Given exercise: Below are entries. Give back exactly the lines from the one containing "Convert this diagram to TikZ code." through the one containing "anchor=base] (staticT) at", inclusive, without the pictures.

Material provided:
+-------+

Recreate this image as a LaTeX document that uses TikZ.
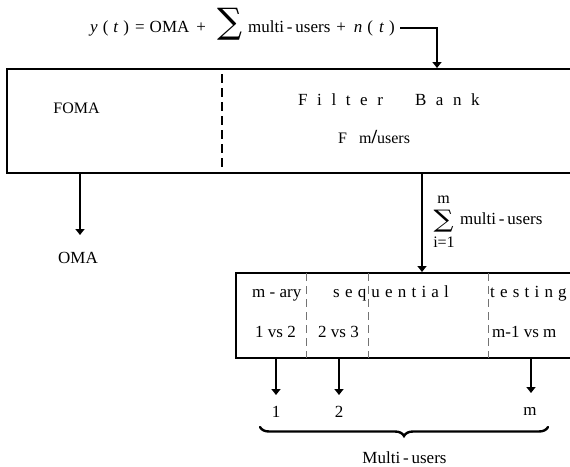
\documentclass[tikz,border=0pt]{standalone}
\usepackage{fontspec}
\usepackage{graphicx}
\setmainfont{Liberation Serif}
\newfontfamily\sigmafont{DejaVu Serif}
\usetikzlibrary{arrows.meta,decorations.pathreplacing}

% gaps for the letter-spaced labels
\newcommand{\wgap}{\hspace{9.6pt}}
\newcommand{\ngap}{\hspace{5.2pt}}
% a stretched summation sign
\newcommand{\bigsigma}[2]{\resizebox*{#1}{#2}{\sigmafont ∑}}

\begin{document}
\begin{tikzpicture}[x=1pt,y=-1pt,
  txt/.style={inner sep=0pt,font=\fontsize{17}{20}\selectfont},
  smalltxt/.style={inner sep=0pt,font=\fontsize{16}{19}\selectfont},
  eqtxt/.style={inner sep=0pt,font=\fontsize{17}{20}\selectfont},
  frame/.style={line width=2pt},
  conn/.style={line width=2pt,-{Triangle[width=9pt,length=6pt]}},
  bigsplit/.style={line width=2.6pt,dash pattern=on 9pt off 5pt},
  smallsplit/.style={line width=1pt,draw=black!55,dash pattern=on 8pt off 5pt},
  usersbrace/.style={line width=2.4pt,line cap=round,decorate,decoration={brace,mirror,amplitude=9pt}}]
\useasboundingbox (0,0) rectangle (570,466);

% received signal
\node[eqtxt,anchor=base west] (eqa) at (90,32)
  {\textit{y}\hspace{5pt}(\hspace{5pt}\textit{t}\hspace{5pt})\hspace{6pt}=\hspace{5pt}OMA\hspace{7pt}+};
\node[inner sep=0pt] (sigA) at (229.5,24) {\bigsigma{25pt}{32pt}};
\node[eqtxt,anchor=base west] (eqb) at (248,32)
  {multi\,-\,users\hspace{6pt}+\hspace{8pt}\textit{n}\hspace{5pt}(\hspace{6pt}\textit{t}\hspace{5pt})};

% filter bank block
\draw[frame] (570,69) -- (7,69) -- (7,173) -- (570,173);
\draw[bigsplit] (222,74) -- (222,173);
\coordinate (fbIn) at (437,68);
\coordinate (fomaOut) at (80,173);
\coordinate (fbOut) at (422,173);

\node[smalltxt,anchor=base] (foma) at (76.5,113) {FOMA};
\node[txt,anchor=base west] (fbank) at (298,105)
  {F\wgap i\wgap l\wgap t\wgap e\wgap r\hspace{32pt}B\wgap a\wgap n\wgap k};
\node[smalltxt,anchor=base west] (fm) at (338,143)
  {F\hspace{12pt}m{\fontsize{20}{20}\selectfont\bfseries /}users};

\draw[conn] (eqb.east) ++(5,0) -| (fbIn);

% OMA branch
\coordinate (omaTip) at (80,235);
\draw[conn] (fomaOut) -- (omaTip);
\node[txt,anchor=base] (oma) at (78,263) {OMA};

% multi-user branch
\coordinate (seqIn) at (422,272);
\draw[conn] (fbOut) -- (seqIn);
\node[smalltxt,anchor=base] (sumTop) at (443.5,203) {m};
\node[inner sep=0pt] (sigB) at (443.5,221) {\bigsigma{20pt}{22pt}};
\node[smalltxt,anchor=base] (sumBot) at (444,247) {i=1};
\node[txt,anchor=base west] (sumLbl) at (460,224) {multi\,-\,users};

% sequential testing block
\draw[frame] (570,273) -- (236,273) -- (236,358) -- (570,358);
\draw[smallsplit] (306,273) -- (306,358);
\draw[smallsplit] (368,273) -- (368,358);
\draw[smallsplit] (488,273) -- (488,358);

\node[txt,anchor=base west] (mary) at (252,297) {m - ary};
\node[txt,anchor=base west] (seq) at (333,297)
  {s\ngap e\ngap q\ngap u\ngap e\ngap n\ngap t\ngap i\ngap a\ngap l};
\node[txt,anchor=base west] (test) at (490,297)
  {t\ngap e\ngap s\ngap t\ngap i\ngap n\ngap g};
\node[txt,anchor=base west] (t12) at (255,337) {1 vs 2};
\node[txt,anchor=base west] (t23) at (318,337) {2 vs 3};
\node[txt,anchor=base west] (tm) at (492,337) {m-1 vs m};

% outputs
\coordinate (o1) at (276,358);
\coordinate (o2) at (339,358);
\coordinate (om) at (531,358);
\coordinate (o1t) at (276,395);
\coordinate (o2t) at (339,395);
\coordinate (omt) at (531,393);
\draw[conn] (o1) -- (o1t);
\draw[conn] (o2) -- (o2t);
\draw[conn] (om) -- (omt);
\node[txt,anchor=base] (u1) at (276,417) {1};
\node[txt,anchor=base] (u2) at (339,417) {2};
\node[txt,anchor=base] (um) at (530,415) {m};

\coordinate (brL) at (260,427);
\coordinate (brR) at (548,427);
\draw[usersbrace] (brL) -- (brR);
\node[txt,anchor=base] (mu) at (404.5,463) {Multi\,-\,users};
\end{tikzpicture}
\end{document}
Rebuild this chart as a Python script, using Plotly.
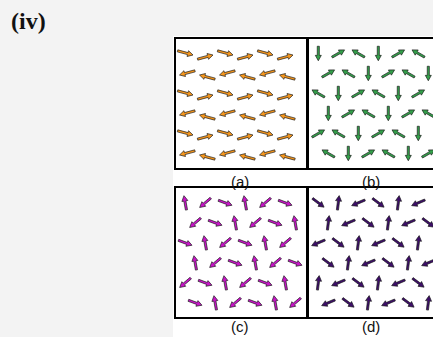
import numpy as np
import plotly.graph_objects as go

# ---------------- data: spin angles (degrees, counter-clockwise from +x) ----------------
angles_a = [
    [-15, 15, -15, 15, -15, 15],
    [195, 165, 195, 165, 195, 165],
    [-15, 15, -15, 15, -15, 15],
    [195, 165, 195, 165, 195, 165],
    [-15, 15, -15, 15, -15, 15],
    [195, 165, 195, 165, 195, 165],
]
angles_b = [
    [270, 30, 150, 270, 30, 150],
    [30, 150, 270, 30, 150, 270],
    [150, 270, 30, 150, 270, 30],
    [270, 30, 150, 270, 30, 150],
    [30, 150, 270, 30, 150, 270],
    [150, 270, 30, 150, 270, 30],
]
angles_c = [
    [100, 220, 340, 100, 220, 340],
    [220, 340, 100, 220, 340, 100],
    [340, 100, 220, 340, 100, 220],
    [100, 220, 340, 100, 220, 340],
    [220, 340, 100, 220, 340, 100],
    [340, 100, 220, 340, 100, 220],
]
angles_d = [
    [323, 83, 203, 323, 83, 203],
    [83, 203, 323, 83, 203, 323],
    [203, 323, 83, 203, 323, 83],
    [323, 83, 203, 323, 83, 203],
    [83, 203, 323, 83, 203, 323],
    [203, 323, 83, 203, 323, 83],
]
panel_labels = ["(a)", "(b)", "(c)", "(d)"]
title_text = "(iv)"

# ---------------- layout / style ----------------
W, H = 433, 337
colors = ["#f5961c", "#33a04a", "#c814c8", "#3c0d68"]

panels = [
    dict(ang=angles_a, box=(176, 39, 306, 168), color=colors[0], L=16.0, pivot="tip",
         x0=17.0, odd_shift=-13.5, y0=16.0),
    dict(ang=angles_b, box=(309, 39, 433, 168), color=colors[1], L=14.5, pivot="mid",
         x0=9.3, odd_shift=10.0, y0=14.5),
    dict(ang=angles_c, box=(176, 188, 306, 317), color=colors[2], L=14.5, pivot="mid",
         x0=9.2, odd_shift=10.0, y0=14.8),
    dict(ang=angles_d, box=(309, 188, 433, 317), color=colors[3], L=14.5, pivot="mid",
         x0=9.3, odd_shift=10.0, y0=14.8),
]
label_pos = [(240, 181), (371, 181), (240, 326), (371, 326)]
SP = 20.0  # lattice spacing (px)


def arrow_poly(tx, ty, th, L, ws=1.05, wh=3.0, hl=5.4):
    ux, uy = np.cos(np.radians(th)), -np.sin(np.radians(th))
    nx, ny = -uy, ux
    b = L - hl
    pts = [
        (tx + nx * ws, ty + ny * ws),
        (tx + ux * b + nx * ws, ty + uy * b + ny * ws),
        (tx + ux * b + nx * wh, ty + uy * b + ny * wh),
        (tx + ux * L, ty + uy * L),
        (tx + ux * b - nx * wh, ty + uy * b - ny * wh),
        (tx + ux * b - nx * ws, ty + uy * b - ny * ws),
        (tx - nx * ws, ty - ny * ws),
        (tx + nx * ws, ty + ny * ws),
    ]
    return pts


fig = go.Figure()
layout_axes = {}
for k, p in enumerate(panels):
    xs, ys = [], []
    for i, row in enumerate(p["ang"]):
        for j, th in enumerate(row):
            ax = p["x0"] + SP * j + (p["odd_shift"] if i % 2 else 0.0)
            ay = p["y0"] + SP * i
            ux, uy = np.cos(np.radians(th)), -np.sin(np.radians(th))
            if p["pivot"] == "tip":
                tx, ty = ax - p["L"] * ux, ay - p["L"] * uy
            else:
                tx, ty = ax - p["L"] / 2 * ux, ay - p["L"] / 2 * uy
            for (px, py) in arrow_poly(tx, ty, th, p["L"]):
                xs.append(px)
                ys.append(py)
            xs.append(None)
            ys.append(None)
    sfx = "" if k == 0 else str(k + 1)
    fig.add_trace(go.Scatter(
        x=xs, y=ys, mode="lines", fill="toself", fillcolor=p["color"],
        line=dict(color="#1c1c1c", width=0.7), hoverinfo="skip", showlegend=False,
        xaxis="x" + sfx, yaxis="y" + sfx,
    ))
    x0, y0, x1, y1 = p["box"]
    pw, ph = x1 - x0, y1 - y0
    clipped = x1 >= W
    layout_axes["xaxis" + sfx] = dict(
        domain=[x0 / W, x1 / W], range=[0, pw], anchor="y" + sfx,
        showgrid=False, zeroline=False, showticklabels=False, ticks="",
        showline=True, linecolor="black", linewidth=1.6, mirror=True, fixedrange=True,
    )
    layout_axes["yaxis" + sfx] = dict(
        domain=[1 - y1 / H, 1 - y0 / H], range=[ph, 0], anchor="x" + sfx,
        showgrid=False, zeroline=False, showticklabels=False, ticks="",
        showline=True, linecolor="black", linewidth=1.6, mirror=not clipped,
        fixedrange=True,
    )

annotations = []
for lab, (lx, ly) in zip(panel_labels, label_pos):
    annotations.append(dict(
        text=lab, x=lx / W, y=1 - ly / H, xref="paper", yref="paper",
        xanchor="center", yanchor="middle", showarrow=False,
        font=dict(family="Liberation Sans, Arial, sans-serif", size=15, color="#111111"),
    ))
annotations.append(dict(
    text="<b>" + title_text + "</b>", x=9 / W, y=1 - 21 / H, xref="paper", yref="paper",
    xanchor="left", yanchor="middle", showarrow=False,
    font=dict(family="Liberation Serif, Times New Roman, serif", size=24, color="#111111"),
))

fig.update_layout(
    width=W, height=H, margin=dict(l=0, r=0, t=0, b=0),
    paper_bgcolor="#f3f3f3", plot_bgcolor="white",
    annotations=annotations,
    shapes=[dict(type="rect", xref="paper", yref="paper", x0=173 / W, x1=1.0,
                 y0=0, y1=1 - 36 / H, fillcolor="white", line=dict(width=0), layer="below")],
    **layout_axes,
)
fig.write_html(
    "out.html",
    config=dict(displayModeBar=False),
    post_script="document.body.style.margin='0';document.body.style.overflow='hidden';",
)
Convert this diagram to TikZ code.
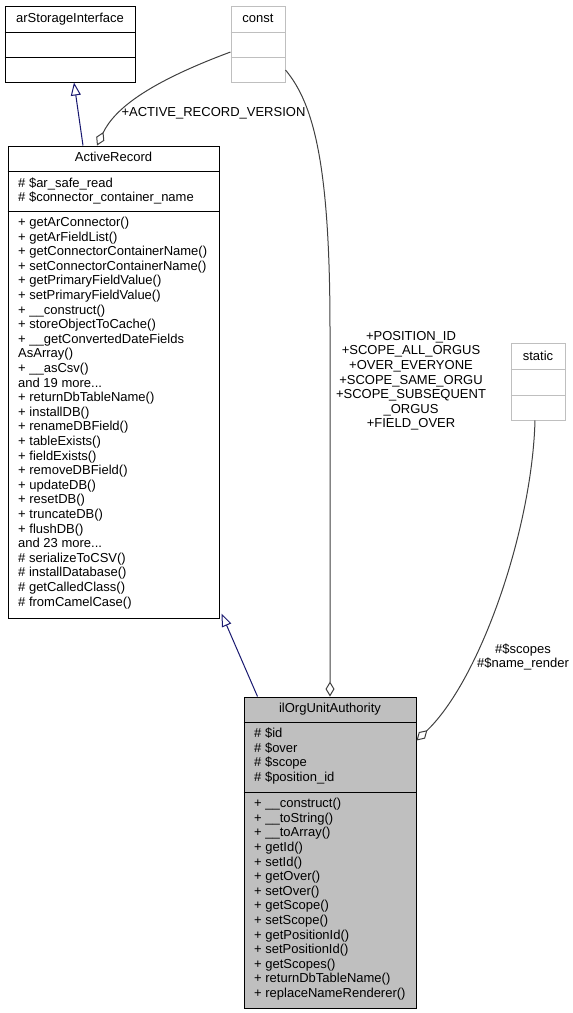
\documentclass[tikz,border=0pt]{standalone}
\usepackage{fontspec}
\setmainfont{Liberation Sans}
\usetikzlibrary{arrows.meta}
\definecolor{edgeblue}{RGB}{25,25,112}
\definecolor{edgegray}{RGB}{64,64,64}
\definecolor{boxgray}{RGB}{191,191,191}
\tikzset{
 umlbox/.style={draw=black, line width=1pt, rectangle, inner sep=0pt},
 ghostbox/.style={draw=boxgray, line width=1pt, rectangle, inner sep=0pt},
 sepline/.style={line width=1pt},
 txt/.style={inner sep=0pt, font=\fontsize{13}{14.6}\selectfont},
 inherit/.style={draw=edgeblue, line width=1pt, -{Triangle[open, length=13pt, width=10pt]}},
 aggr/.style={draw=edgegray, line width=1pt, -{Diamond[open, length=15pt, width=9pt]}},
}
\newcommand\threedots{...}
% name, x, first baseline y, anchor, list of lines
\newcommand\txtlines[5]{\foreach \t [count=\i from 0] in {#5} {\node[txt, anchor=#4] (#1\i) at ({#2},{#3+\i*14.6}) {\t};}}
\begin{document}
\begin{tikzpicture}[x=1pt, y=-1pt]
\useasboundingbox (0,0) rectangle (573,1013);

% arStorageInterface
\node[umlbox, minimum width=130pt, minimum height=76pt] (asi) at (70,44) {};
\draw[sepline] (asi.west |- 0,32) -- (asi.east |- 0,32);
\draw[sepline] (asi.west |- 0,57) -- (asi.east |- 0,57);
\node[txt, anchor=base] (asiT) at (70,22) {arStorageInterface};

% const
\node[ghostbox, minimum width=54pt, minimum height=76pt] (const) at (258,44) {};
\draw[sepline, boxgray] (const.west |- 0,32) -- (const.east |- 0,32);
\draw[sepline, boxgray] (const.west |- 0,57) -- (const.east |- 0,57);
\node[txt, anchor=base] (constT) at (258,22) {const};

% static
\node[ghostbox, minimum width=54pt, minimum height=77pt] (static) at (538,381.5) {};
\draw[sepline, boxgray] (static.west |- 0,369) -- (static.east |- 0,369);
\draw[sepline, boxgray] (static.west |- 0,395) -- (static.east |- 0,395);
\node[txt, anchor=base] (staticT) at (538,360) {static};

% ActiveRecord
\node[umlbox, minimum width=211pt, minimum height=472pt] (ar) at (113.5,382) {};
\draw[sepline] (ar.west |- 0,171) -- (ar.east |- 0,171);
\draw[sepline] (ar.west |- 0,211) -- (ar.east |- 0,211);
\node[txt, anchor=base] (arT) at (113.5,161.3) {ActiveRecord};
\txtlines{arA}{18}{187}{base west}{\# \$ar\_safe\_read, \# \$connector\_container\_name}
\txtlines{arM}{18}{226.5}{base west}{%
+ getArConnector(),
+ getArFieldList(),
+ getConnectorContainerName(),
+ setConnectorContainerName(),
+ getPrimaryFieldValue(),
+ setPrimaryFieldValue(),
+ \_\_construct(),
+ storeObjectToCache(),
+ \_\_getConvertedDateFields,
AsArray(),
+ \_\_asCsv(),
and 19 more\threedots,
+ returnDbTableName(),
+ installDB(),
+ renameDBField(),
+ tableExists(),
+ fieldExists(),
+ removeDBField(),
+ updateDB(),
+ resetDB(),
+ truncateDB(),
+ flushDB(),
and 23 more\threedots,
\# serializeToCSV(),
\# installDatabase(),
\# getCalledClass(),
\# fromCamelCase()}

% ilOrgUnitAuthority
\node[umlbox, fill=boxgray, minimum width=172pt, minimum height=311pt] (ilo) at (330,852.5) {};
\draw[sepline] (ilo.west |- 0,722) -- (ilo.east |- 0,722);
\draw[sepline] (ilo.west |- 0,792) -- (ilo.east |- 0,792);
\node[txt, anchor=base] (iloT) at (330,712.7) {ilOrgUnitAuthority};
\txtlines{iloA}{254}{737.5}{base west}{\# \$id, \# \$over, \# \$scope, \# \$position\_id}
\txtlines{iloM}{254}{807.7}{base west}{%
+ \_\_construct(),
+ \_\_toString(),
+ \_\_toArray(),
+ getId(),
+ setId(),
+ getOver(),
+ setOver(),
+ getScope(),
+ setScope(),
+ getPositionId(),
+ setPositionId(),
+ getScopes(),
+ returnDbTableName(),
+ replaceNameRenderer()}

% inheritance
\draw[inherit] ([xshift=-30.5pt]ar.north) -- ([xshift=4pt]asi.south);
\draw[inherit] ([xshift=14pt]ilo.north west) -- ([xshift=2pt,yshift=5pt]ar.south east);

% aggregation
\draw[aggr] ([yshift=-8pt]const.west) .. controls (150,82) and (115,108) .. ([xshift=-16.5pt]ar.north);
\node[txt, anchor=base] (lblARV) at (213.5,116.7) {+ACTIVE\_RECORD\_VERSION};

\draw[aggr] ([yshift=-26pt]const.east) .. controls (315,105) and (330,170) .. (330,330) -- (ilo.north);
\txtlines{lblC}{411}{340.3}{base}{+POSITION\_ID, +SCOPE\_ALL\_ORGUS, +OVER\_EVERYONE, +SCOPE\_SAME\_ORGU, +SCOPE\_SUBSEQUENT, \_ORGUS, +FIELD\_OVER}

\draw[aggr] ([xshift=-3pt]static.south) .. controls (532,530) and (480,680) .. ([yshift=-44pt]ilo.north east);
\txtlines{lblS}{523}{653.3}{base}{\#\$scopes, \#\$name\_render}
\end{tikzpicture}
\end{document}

+-------+

The response:
Convert this diagram to TikZ code.
\documentclass[tikz,border=0pt]{standalone}
\usepackage{fontspec}
\setmainfont{Liberation Sans}
\usetikzlibrary{arrows.meta}
\definecolor{edgeblue}{RGB}{25,25,112}
\definecolor{edgegray}{RGB}{64,64,64}
\definecolor{boxgray}{RGB}{191,191,191}
\tikzset{
 umlbox/.style={draw=black, line width=1pt, rectangle, inner sep=0pt},
 ghostbox/.style={draw=boxgray, line width=1pt, rectangle, inner sep=0pt},
 sepline/.style={line width=1pt},
 txt/.style={inner sep=0pt, font=\fontsize{13}{14.6}\selectfont},
 inherit/.style={draw=edgeblue, line width=1pt, -{Triangle[open, length=13pt, width=10pt]}},
 aggr/.style={draw=edgegray, line width=1pt, -{Diamond[open, length=15pt, width=9pt]}},
}
\newcommand\threedots{...}
% name, x, first baseline y, anchor, list of lines
\newcommand\txtlines[5]{\foreach \t [count=\i from 0] in {#5} {\node[txt, anchor=#4] (#1\i) at ({#2},{#3+\i*14.6}) {\t};}}
\begin{document}
\begin{tikzpicture}[x=1pt, y=-1pt]
\useasboundingbox (0,0) rectangle (573,1013);

% arStorageInterface
\node[umlbox, minimum width=130pt, minimum height=76pt] (asi) at (70,44) {};
\draw[sepline] (asi.west |- 0,32) -- (asi.east |- 0,32);
\draw[sepline] (asi.west |- 0,57) -- (asi.east |- 0,57);
\node[txt, anchor=base] (asiT) at (70,22) {arStorageInterface};

% const
\node[ghostbox, minimum width=54pt, minimum height=76pt] (const) at (258,44) {};
\draw[sepline, boxgray] (const.west |- 0,32) -- (const.east |- 0,32);
\draw[sepline, boxgray] (const.west |- 0,57) -- (const.east |- 0,57);
\node[txt, anchor=base] (constT) at (258,22) {const};

% static
\node[ghostbox, minimum width=54pt, minimum height=77pt] (static) at (538,381.5) {};
\draw[sepline, boxgray] (static.west |- 0,369) -- (static.east |- 0,369);
\draw[sepline, boxgray] (static.west |- 0,395) -- (static.east |- 0,395);
\node[txt, anchor=base] (staticT) at (538,360) {static};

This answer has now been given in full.